Thanksgiving and Football – An American TraditionWhen the first Thanksgiving took place in 1621, the settlers of the Plymouth colony and their Native American friends gathered to celebrate the year’s harvest. There was nothing that even resembled the game of football at the time, so how did Thanksgiving and football become such an American tradition?

Thanksgiving was not even an American tradition until George Washington issued his Thanksgiving Proclamation in 1789. Even then, the idea never really stuck and a day of Thanksgiving was not celebrated by the nation.

During the Civil War, Abraham Lincoln declared that the last Thursday of 1863 would be Thanksgiving Day. The nation would celebrate and give thanks. At the time, the game of football still did not exist.
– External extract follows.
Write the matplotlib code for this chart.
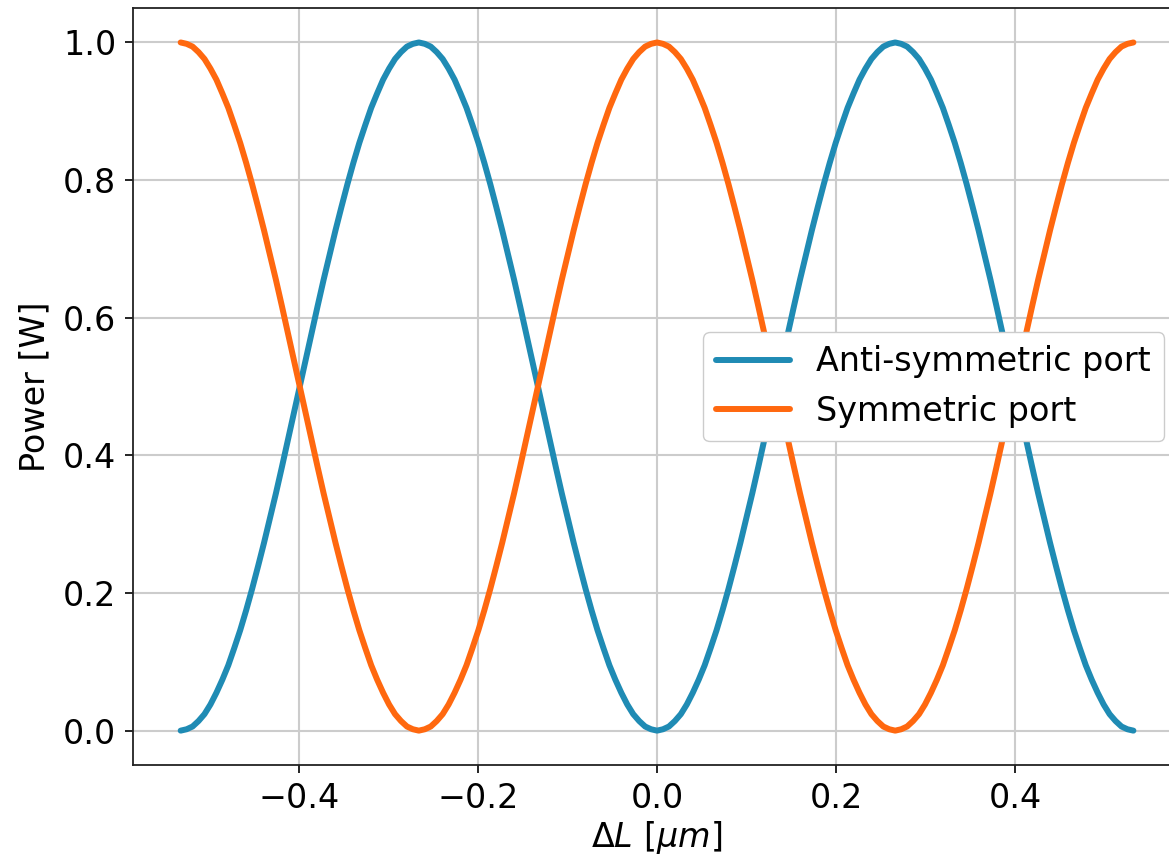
import matplotlib
matplotlib.use("Agg")
import matplotlib.pyplot as plt

# Path-length difference [um] (lambda/160 steps)
delta_l = [-0.532, -0.52535, -0.5187, -0.51205, -0.5054, -0.49875, -0.4921, -0.48545, -0.4788, -0.47215,
           -0.4655, -0.45885, -0.4522, -0.44555, -0.4389, -0.43225, -0.4256, -0.41895, -0.4123, -0.40565,
           -0.399, -0.39235, -0.3857, -0.37905, -0.3724, -0.36575, -0.3591, -0.35245, -0.3458, -0.33915,
           -0.3325, -0.32585, -0.3192, -0.31255, -0.3059, -0.29925, -0.2926, -0.28595, -0.2793, -0.27265,
           -0.266, -0.25935, -0.2527, -0.24605, -0.2394, -0.23275, -0.2261, -0.21945, -0.2128, -0.20615,
           -0.1995, -0.19285, -0.1862, -0.17955, -0.1729, -0.16625, -0.1596, -0.15295, -0.1463, -0.13965,
           -0.133, -0.12635, -0.1197, -0.11305, -0.1064, -0.09975, -0.0931, -0.08645, -0.0798, -0.07315,
           -0.0665, -0.05985, -0.0532, -0.04655, -0.0399, -0.03325, -0.0266, -0.01995, -0.0133, -0.00665,
           0.0,
           0.00665, 0.0133, 0.01995, 0.0266, 0.03325, 0.0399, 0.04655, 0.0532, 0.05985, 0.0665,
           0.07315, 0.0798, 0.08645, 0.0931, 0.09975, 0.1064, 0.11305, 0.1197, 0.12635, 0.133,
           0.13965, 0.1463, 0.15295, 0.1596, 0.16625, 0.1729, 0.17955, 0.1862, 0.19285, 0.1995,
           0.20615, 0.2128, 0.21945, 0.2261, 0.23275, 0.2394, 0.24605, 0.2527, 0.25935, 0.266,
           0.27265, 0.2793, 0.28595, 0.2926, 0.29925, 0.3059, 0.31255, 0.3192, 0.32585, 0.3325,
           0.33915, 0.3458, 0.35245, 0.3591, 0.36575, 0.3724, 0.37905, 0.3857, 0.39235, 0.399,
           0.40565, 0.4123, 0.41895, 0.4256, 0.43225, 0.4389, 0.44555, 0.4522, 0.45885, 0.4655,
           0.47215, 0.4788, 0.48545, 0.4921, 0.49875, 0.5054, 0.51205, 0.5187, 0.52535, 0.532]

# Power at the anti-symmetric port [W]
p_anti = [0.0, 0.002, 0.006, 0.014, 0.024, 0.038, 0.055, 0.074, 0.095, 0.120,
          0.146, 0.175, 0.206, 0.239, 0.273, 0.309, 0.345, 0.383, 0.422, 0.461,
          0.5, 0.539, 0.578, 0.617, 0.655, 0.691, 0.727, 0.761, 0.794, 0.825,
          0.854, 0.880, 0.905, 0.926, 0.946, 0.962, 0.976, 0.986, 0.994, 0.998,
          1.0, 0.998, 0.994, 0.986, 0.976, 0.962, 0.946, 0.926, 0.905, 0.880,
          0.854, 0.825, 0.794, 0.761, 0.727, 0.691, 0.655, 0.617, 0.578, 0.539,
          0.5, 0.461, 0.422, 0.383, 0.345, 0.309, 0.273, 0.239, 0.206, 0.175,
          0.146, 0.120, 0.095, 0.074, 0.055, 0.038, 0.024, 0.014, 0.006, 0.002,
          0.0,
          0.002, 0.006, 0.014, 0.024, 0.038, 0.055, 0.074, 0.095, 0.120, 0.146,
          0.175, 0.206, 0.239, 0.273, 0.309, 0.345, 0.383, 0.422, 0.461, 0.5,
          0.539, 0.578, 0.617, 0.655, 0.691, 0.727, 0.761, 0.794, 0.825, 0.854,
          0.880, 0.905, 0.926, 0.946, 0.962, 0.976, 0.986, 0.994, 0.998, 1.0,
          0.998, 0.994, 0.986, 0.976, 0.962, 0.946, 0.926, 0.905, 0.880, 0.854,
          0.825, 0.794, 0.761, 0.727, 0.691, 0.655, 0.617, 0.578, 0.539, 0.5,
          0.461, 0.422, 0.383, 0.345, 0.309, 0.273, 0.239, 0.206, 0.175, 0.146,
          0.120, 0.095, 0.074, 0.055, 0.038, 0.024, 0.014, 0.006, 0.002, 0.0]

# Power at the symmetric port [W]
p_sym = [1.0, 0.998, 0.994, 0.986, 0.976, 0.962, 0.946, 0.926, 0.905, 0.880,
         0.854, 0.825, 0.794, 0.761, 0.727, 0.691, 0.655, 0.617, 0.578, 0.539,
         0.5, 0.461, 0.422, 0.383, 0.345, 0.309, 0.273, 0.239, 0.206, 0.175,
         0.146, 0.120, 0.095, 0.074, 0.055, 0.038, 0.024, 0.014, 0.006, 0.002,
         0.0, 0.002, 0.006, 0.014, 0.024, 0.038, 0.055, 0.074, 0.095, 0.120,
         0.146, 0.175, 0.206, 0.239, 0.273, 0.309, 0.345, 0.383, 0.422, 0.461,
         0.5, 0.539, 0.578, 0.617, 0.655, 0.691, 0.727, 0.761, 0.794, 0.825,
         0.854, 0.880, 0.905, 0.926, 0.946, 0.962, 0.976, 0.986, 0.994, 0.998,
         1.0,
         0.998, 0.994, 0.986, 0.976, 0.962, 0.946, 0.926, 0.905, 0.880, 0.854,
         0.825, 0.794, 0.761, 0.727, 0.691, 0.655, 0.617, 0.578, 0.539, 0.5,
         0.461, 0.422, 0.383, 0.345, 0.309, 0.273, 0.239, 0.206, 0.175, 0.146,
         0.120, 0.095, 0.074, 0.055, 0.038, 0.024, 0.014, 0.006, 0.002, 0.0,
         0.002, 0.006, 0.014, 0.024, 0.038, 0.055, 0.074, 0.095, 0.120, 0.146,
         0.175, 0.206, 0.239, 0.273, 0.309, 0.345, 0.383, 0.422, 0.461, 0.5,
         0.539, 0.578, 0.617, 0.655, 0.691, 0.727, 0.761, 0.794, 0.825, 0.854,
         0.880, 0.905, 0.926, 0.946, 0.962, 0.976, 0.986, 0.994, 0.998, 1.0]

fig = plt.figure(figsize=(11.69, 8.57), dpi=100)
# axes run past the right edge of the picture, like in the screenshot
ax = fig.add_axes([0.1138, 0.1073, 0.8965, 0.8833])

line_kw = dict(lw=4.3, solid_joinstyle='round', solid_capstyle='round')
ax.plot(delta_l, p_anti, color='#1f8bb4', label='Anti-symmetric port', **line_kw)
ax.plot(delta_l, p_sym, color='#ff680f', label='Symmetric port', **line_kw)

ax.set_xticks([-0.4, -0.2, 0.0, 0.2, 0.4])
ax.set_yticks([0.0, 0.2, 0.4, 0.6, 0.8, 1.0])
ax.tick_params(axis='both', labelsize=24, length=6, width=1.2, pad=6)
ax.grid(color='#cccccc', lw=1.5)
for sp in ax.spines.values():
    sp.set_linewidth(1.3)
    sp.set_color('#222222')

ax.set_ylabel('Power [W]', fontsize=24, labelpad=8)
ax.set_xlabel(r'$\Delta L\ [\mu m]$', fontsize=24, labelpad=3)
ax.legend(loc='center right', fontsize=24, handlelength=2.2, framealpha=1)

fig.savefig('out.png', dpi=100)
In 1874 the first intercollegiate football game was played – between Princeton and Rutgers – and by 1876 the Intercollegiate Football Association was playing a championship game. That game was to be played on Thanksgiving Day. It slowly became a premier event in the United States.

By the 1890s the game was drawing 40,000 fans at the Polo Grounds in New York City. Football began to grow and before the turn of the century, more than 5,000 Thanksgiving Day football games were being played around the country.

The National Football League, founded in 1920, decided to follow suit. As the league became more popular in the 1950s with the advent of television, one team owner had an idea. George Richards had bought the Portsmouth (OH) Spartans in 1954. He promptly moved the franchise to Detroit and renamed the team the Lions.

Richards decided that the Lions would play the Chicago Bears that year on Thanksgiving Day. He owned a radio station and arranged for the game to be broadcast on 94 different stations around the country. The game was a success, drawing 25,000 fans plus a nationwide radio audience. Lions’ football on Thanksgiving Day was born.

Up until 1963, the Lions played the Green Bay Packers every Thanksgiving. When the NFL merged with the American Football League (AFL) in 1970, a second Thanksgiving Day game was instituted. The game would be played in Dallas, which had become America’s team, and would be televised by a different network.

As we gather with family and friends this Thanksgiving Day, we may watch today’s games from Detroit and Dallas. We may also note that a third game will be played. To meet growing demand and the programming demands of the NFL Network, a third game was added to the Thanksgiving menu. Tonight’s game is an AFC North battle between Super Bowl champion Baltimore and the Pittsburgh Steelers.

No matter how many Thanksgiving Day football games there are, the tradition of football on this day will continue for many years to come. Give thanks today for a great American tradition.